The Court of Appeal considered whether the trading and other losses of AssetCo fell within the scope of GT’s duty and whether its admitted breaches of duty were the legal cause of those losses.

The Court revisited the case law on the SAAMCO principle, including the recent decision of the Court of Appeal in Manchester Building Society v Grant Thornton UK LLP (MBS) in which it was held that GT was not liable for losses incurred by MBS when closing out swaps where GT had given negligent accounting advice (see further here). It noted that SAAMCO established the importance of distinguishing between whether a defendant was providing information or giving advice generally. MBS was held by the Court of Appeal to be an information case because the audit firm only gave advice on the accounting treatment for the swaps – just one part of the information used by MBS to enter into the swaps transactions.  In this type of case, the defendant is only liable for the financial consequences of the information being wrong (not of the claimant entering into the transaction). In an advice case, the defendant owes a duty to protect the claimant against the full range of risks associated with the transaction.

The judgment summarises the salient question posed by SAAMCO as: which of the losses are the result of the wrongness of the information as opposed to the transactions entered into as a causal result of the wrong information?  

GT submitted that: (i) the SAAMCO principle applies to claims against auditors, including general audit clams; (ii) such claims are “information” cases; and (iii) it is therefore essential for the claimant to establish that the losses would not have been suffered if the audit reports had been correct.

AssetCo, meanwhile, argued that the SAAMCO principle was useful and workable where professional advice is provided in the context of a specific transaction or course of conduct but was not applicable in the very different context of an audit report to a company and its shareholders. This, AssetCo contended, is because there is no specific transaction to which an audit report is directed and it does not therefore make sense to ask whether that person was providing information or assuming responsibility for the decision to enter into a transaction.

Whilst the Court of Appeal accepted that the purpose of an audit is not to assist the recipient in deciding whether to enter a specific transaction, it saw no reason why the SAAMCO principle cannot apply in most circumstances to determine whether losses come within the scope of an auditor’s duty when signing an unqualified audit opinion.

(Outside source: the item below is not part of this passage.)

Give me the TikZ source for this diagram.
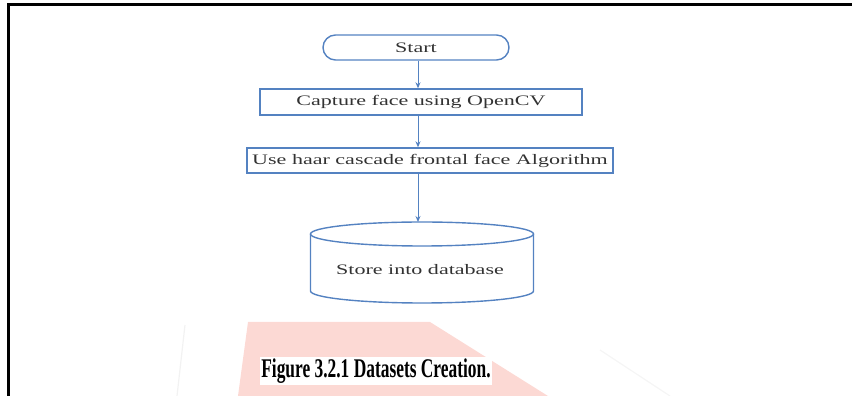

Having determined that the SAAMCO principle was applicable to cases of this nature, the Court of Appeal went on to conclude that the judge was right to find on the facts of the case that GT’s negligence deprived AssetCo of the information that would have caused it to take the necessary steps to regain its solvency. This was with the exception of one instance of the misappropriation of company funds by AssetCo’s CEO which had no causal link to GT’s negligence in the 2009 audit.  This loss may have been caused on a “but/for” analysis, but was quite different in character from the losses caused by the disguised insolvent trading that GT had admitted, and on this basis the loss through misappropriation was held to not flow from GT’s breach of duty.

Loss of chance

The Commercial Court held that AssetCo had established that it would have successfully completed a scheme of arrangement and restructuring in 2009 and, as the chances of this were so high, the likelihood was treated as 100%.

GT challenged this finding on the basis that: (i) the judge was wrong to treat each third party contingency as a certainty; and (ii) the percentage prospects in at least four instances should have been much lower.

The Court of Appeal restated the requirement that, where the loss claimed depends upon a hypothetical course, the claimant must prove what it would have done on the balance of probabilities but it need only show that there was a real or substantial chance of any necessary action by a third party (which is then assessed on the percentage chance basis)

As the conclusions of Mr Justice Bryan at first instance had been reached following detailed consideration of the evidence regarding the various hypothetical acts, the Court of Appeal recognised that it should be slow to interfere with findings of fact and did not do so.

As to the assessment of the loss of chance, GT’s position was that the judge should have adopted a mathematical approach (rather than finding the chance to be 100%).  The effect of combining several contingencies with (say) 90% prospects can reduce the damages quite substantially. The Court of Appeal said that the mathematical approach would not suit cases such as this where there was a high degree of interdependence between the third party counterfactuals.  Other cases where the third party acts are independent will be more ripe for discounts through the multiplications of percentage discounts. The Court of Appeal found that it was open to the judge to determine that the chances were so high that they were certainties, and that this was not because of a presumption equivalent to 90 or 100% but because a distinction between “certain” and “almost certain” was meaningless. 

Analysis

This decision makes clear that the SAAMCO principle is here to stay in the context of negligent audit cases. 

It also shows that, with the right facts, companies can succeed in claims for trading losses. On the particular facts of this case, AssetCo was able to prove that the auditor’s failure to reveal the particular nature of the insolvent trading based on dishonest representations was the “very thing” that prevented it from ceasing its loss-making, which not only fell within the scope of the auditor’s duty but also was a proximate cause of its loss.  In future cases, with different facts, auditors may well still successfully defend trading loss claims based on the disconnect between the losses through poor trading and the specific scope of the auditor’s duties that were breached.

Also of particular note is the Court’s approach to the counterfactual, which was based on the quality of the evidence, which included both what it and the relevant third parties would have done, corroborated by the actual events. The relevant counterfactual was that, if GT had performed its duties as auditor competently in 2009 (and detected the dishonest misrepresentations made to it), AssetCo would have avoided the losses as the same sequence of events that prevented the losses would have occurred as in fact later played out in 2011. The judge at first instance regarded the events of 2011 as the best evidence of this, and the Court of Appeal, when noting that this was one of those “unusual” cases where the counterfactual actually occurred (albeit two years later), concluded that this was “the obvious thing to do”.  By contrast, in MBS, MBS could not establish its alleged counterfactual because the evidence did not establish that the losses would not have been incurred if GT’s advice had been correct. The contrast in these two cases serves to highlight that causation in purely hypothetical counterfactuals (i.e. where there is no direct evidence of the type in AssetCo) will be more difficult to prove, or at least more likely to result in significant reductions based on the loss of chance principles.

The SAAMCO principle is set to remain in the judicial spotlight as we await the judgment of the Supreme Court following the recent appeal hearing in MBS.